What it argues
Federal agent Aaron Falk returns to the drought-ravaged farming town of Kiewarra, Victoria, for the first time in twenty years, drawn back by the apparent murder-suicide of his childhood friend Luke Hadler. The town is convinced Luke snapped under financial pressure and killed his wife and son before turning the gun on himself. But Luke's parents don't believe it, and Falk agrees to stay long enough to ask a few questions. Those questions reopen a wound the town would prefer stayed closed — the drowning of a teenage girl, Ellie Deacon, decades earlier, for which the teenage Falk was informally blamed.
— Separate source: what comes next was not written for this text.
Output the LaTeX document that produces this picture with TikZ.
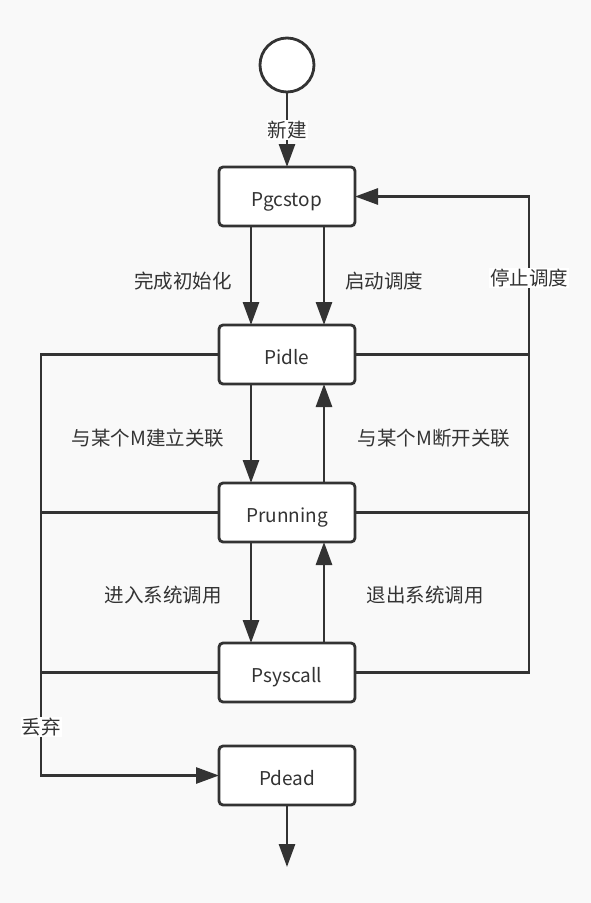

The Dry is doing several things at once. It is a procedural mystery, but it is also a study of what drought does to a community — the paranoia, the debt, the slow grinding desperation of farmers who can't make the land pay. Harper grew up in rural Australia, and the atmosphere is not decorative. The town's hostility toward Falk is entangled with the hostility of people who stayed and suffered while others left. There is a class element to rural resentment that Harper handles without turning it into sociology.
What it gets right
- 1.
The drought is not metaphor but material cause — financial desperation and social fracture are the engine of the plot, not just its backdrop.
- 2.
Small communities enforce silence through shame and social pressure; the novel shows how a false story becomes local consensus.
- 3.
Falk's guilt over Ellie is the emotional core — he knows more than he admitted at the time, and the reader feels the weight of that withholding.
What it covers
Who wrote it
Jane Harper is a British-born author who spent years in Australia as a journalist before writing fiction. She is best known for the Aaron Falk series of crime novels set in rural Australia, beginning with The Dry in 2016. The Dry won multiple awards including the CWA Gold Dagger and has been adapted into a 2021 film starring Eric Bana. Her subsequent novels have confirmed her as one of the most significant voices in contemporary Australian crime fiction. She lives in Melbourne.